◆ **Data**:
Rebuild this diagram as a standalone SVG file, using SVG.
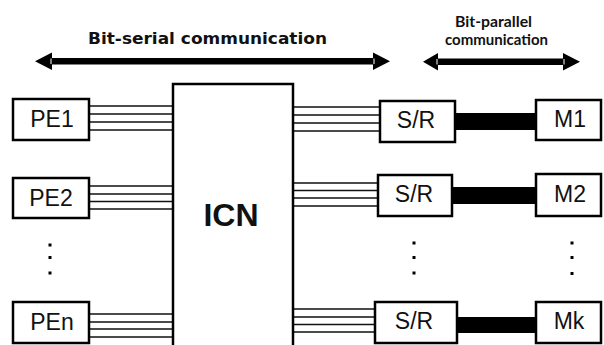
<svg xmlns="http://www.w3.org/2000/svg" width="604" height="345" viewBox="0 0 604 345">
<style>
.box{fill:#fff;stroke:#000;stroke-width:2.5}
.lbl{font-family:"Liberation Sans",Arial,sans-serif;font-size:23px;text-anchor:middle;fill:#111}
.hdr{font-family:"DejaVu Sans",Verdana,sans-serif;font-weight:bold;text-anchor:middle;fill:#111}
.hdr2{font-family:Lato,"Open Sans",sans-serif;font-weight:bold;text-anchor:middle;fill:#111;font-size:15px}
.w{stroke:#111;stroke-width:1.4;fill:none}
.bar{fill:#000}
.dot{fill:#000}
</style>
<rect width="604" height="345" fill="#fff"/>
<g id="labels">
<text class="hdr" x="207.5" y="43.5" font-size="16" textLength="239" lengthAdjust="spacingAndGlyphs">Bit-serial communication</text>
<text class="hdr2" x="493.5" y="27" textLength="77" lengthAdjust="spacingAndGlyphs">Bit-parallel</text>
<text class="hdr2" x="496.5" y="45" textLength="103" lengthAdjust="spacingAndGlyphs">communication</text>
</g>
<g id="arrows">
<rect x="50" y="58" width="325" height="6.5" fill="#000"/>
<polygon points="35,61.2 52,52.5 52,70" fill="#000"/>
<polygon points="390,61.2 373,52.5 373,70" fill="#000"/>
<line x1="51" y1="58.5" x2="51" y2="64" stroke="#fff" stroke-width="1"/>
<line x1="374" y1="58.5" x2="374" y2="64" stroke="#fff" stroke-width="1"/>
<rect x="436" y="58.5" width="129" height="6.5" fill="#000"/>
<polygon points="423,61.7 438,53 438,70.5" fill="#000"/>
<polygon points="580,61.7 563,53 563,70.5" fill="#000"/>
<line x1="437" y1="59" x2="437" y2="64.5" stroke="#fff" stroke-width="1"/>
<line x1="564" y1="59" x2="564" y2="64.5" stroke="#fff" stroke-width="1"/>
</g>
<g id="connectors">
<path class="w" d="M89 106H173M89 114H173M89 122H173M89 130H173"/>
<path class="w" d="M89 186H173M89 194H173M89 201.5H173M89 209H173"/>
<path class="w" d="M89 314H173M89 322H173M89 329H173M89 337H173"/>
<path class="w" d="M293 107H380M293 115H380M293 123H380M293 131H380"/>
<path class="w" d="M293 183H378M293 190.5H378M293 198H378M293 206H378"/>
<path class="w" d="M293 309H375M293 317H375M293 324.5H375M293 332H375"/>
<rect class="bar" x="455" y="113" width="81" height="17"/>
<rect class="bar" x="452" y="187" width="84" height="17"/>
<rect class="bar" x="457" y="317" width="79" height="16"/>
</g>
<g id="ICN">
<rect class="box" x="173" y="84" width="120" height="275"/>
<text x="231" y="226" font-family="Liberation Sans,Arial,sans-serif" font-weight="bold" font-size="32" text-anchor="middle" fill="#111">ICN</text>
</g>
<g id="PE1"><rect class="box" x="13" y="99" width="76" height="41"/><text class="lbl" x="52" y="127">PE1</text></g>
<g id="PE2"><rect class="box" x="13" y="178" width="76" height="40"/><text class="lbl" x="51" y="206">PE2</text></g>
<g id="PEn"><rect class="box" x="13" y="302" width="76" height="41"/><text class="lbl" x="52" y="330">PEn</text></g>
<g id="SR1"><rect class="box" x="380" y="101" width="75" height="41"/><text class="lbl" x="416" y="128">S/R</text></g>
<g id="SR2"><rect class="box" x="378" y="175" width="74" height="41"/><text class="lbl" x="414" y="202">S/R</text></g>
<g id="SRk"><rect class="box" x="375" y="302" width="82" height="41"/><text class="lbl" x="414" y="329">S/R</text></g>
<g id="M1"><rect class="box" x="536" y="100" width="65" height="40"/><text class="lbl" x="570" y="127">M1</text></g>
<g id="M2"><rect class="box" x="536" y="174" width="65" height="42"/><text class="lbl" x="570" y="202">M2</text></g>
<g id="Mk"><rect class="box" x="536" y="302" width="65" height="41"/><text class="lbl" x="569" y="329">Mk</text></g>
<g id="dots">
<rect class="dot" x="48.5" y="243.5" width="3" height="3"/>
<rect class="dot" x="48.5" y="256" width="3" height="3"/>
<rect class="dot" x="48.5" y="271.5" width="3" height="3"/>
<rect class="dot" x="412.5" y="241.5" width="3" height="3"/>
<rect class="dot" x="412.5" y="256" width="3" height="3"/>
<rect class="dot" x="412.5" y="271.5" width="3" height="3"/>
<rect class="dot" x="570.5" y="241.5" width="3" height="3"/>
<rect class="dot" x="570.5" y="256" width="3" height="3"/>
<rect class="dot" x="570.5" y="272" width="3" height="3"/>
</g>
</svg>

◆ **Task statement**: Your copy of the data above should match it exactly, except that pictures are left out.

◆ **Solution**:
Rebuild this diagram as a standalone SVG file, using SVG.
<svg xmlns="http://www.w3.org/2000/svg" width="604" height="345" viewBox="0 0 604 345">
<style>
.box{fill:#fff;stroke:#000;stroke-width:2.5}
.lbl{font-family:"Liberation Sans",Arial,sans-serif;font-size:23px;text-anchor:middle;fill:#111}
.hdr{font-family:"DejaVu Sans",Verdana,sans-serif;font-weight:bold;text-anchor:middle;fill:#111}
.hdr2{font-family:Lato,"Open Sans",sans-serif;font-weight:bold;text-anchor:middle;fill:#111;font-size:15px}
.w{stroke:#111;stroke-width:1.4;fill:none}
.bar{fill:#000}
.dot{fill:#000}
</style>
<rect width="604" height="345" fill="#fff"/>
<g id="labels">
<text class="hdr" x="207.5" y="43.5" font-size="16" textLength="239" lengthAdjust="spacingAndGlyphs">Bit-serial communication</text>
<text class="hdr2" x="493.5" y="27" textLength="77" lengthAdjust="spacingAndGlyphs">Bit-parallel</text>
<text class="hdr2" x="496.5" y="45" textLength="103" lengthAdjust="spacingAndGlyphs">communication</text>
</g>
<g id="arrows">
<rect x="50" y="58" width="325" height="6.5" fill="#000"/>
<polygon points="35,61.2 52,52.5 52,70" fill="#000"/>
<polygon points="390,61.2 373,52.5 373,70" fill="#000"/>
<line x1="51" y1="58.5" x2="51" y2="64" stroke="#fff" stroke-width="1"/>
<line x1="374" y1="58.5" x2="374" y2="64" stroke="#fff" stroke-width="1"/>
<rect x="436" y="58.5" width="129" height="6.5" fill="#000"/>
<polygon points="423,61.7 438,53 438,70.5" fill="#000"/>
<polygon points="580,61.7 563,53 563,70.5" fill="#000"/>
<line x1="437" y1="59" x2="437" y2="64.5" stroke="#fff" stroke-width="1"/>
<line x1="564" y1="59" x2="564" y2="64.5" stroke="#fff" stroke-width="1"/>
</g>
<g id="connectors">
<path class="w" d="M89 106H173M89 114H173M89 122H173M89 130H173"/>
<path class="w" d="M89 186H173M89 194H173M89 201.5H173M89 209H173"/>
<path class="w" d="M89 314H173M89 322H173M89 329H173M89 337H173"/>
<path class="w" d="M293 107H380M293 115H380M293 123H380M293 131H380"/>
<path class="w" d="M293 183H378M293 190.5H378M293 198H378M293 206H378"/>
<path class="w" d="M293 309H375M293 317H375M293 324.5H375M293 332H375"/>
<rect class="bar" x="455" y="113" width="81" height="17"/>
<rect class="bar" x="452" y="187" width="84" height="17"/>
<rect class="bar" x="457" y="317" width="79" height="16"/>
</g>
<g id="ICN">
<rect class="box" x="173" y="84" width="120" height="275"/>
<text x="231" y="226" font-family="Liberation Sans,Arial,sans-serif" font-weight="bold" font-size="32" text-anchor="middle" fill="#111">ICN</text>
</g>
<g id="PE1"><rect class="box" x="13" y="99" width="76" height="41"/><text class="lbl" x="52" y="127">PE1</text></g>
<g id="PE2"><rect class="box" x="13" y="178" width="76" height="40"/><text class="lbl" x="51" y="206">PE2</text></g>
<g id="PEn"><rect class="box" x="13" y="302" width="76" height="41"/><text class="lbl" x="52" y="330">PEn</text></g>
<g id="SR1"><rect class="box" x="380" y="101" width="75" height="41"/><text class="lbl" x="416" y="128">S/R</text></g>
<g id="SR2"><rect class="box" x="378" y="175" width="74" height="41"/><text class="lbl" x="414" y="202">S/R</text></g>
<g id="SRk"><rect class="box" x="375" y="302" width="82" height="41"/><text class="lbl" x="414" y="329">S/R</text></g>
<g id="M1"><rect class="box" x="536" y="100" width="65" height="40"/><text class="lbl" x="570" y="127">M1</text></g>
<g id="M2"><rect class="box" x="536" y="174" width="65" height="42"/><text class="lbl" x="570" y="202">M2</text></g>
<g id="Mk"><rect class="box" x="536" y="302" width="65" height="41"/><text class="lbl" x="569" y="329">Mk</text></g>
<g id="dots">
<rect class="dot" x="48.5" y="243.5" width="3" height="3"/>
<rect class="dot" x="48.5" y="256" width="3" height="3"/>
<rect class="dot" x="48.5" y="271.5" width="3" height="3"/>
<rect class="dot" x="412.5" y="241.5" width="3" height="3"/>
<rect class="dot" x="412.5" y="256" width="3" height="3"/>
<rect class="dot" x="412.5" y="271.5" width="3" height="3"/>
<rect class="dot" x="570.5" y="241.5" width="3" height="3"/>
<rect class="dot" x="570.5" y="256" width="3" height="3"/>
<rect class="dot" x="570.5" y="272" width="3" height="3"/>
</g>
</svg>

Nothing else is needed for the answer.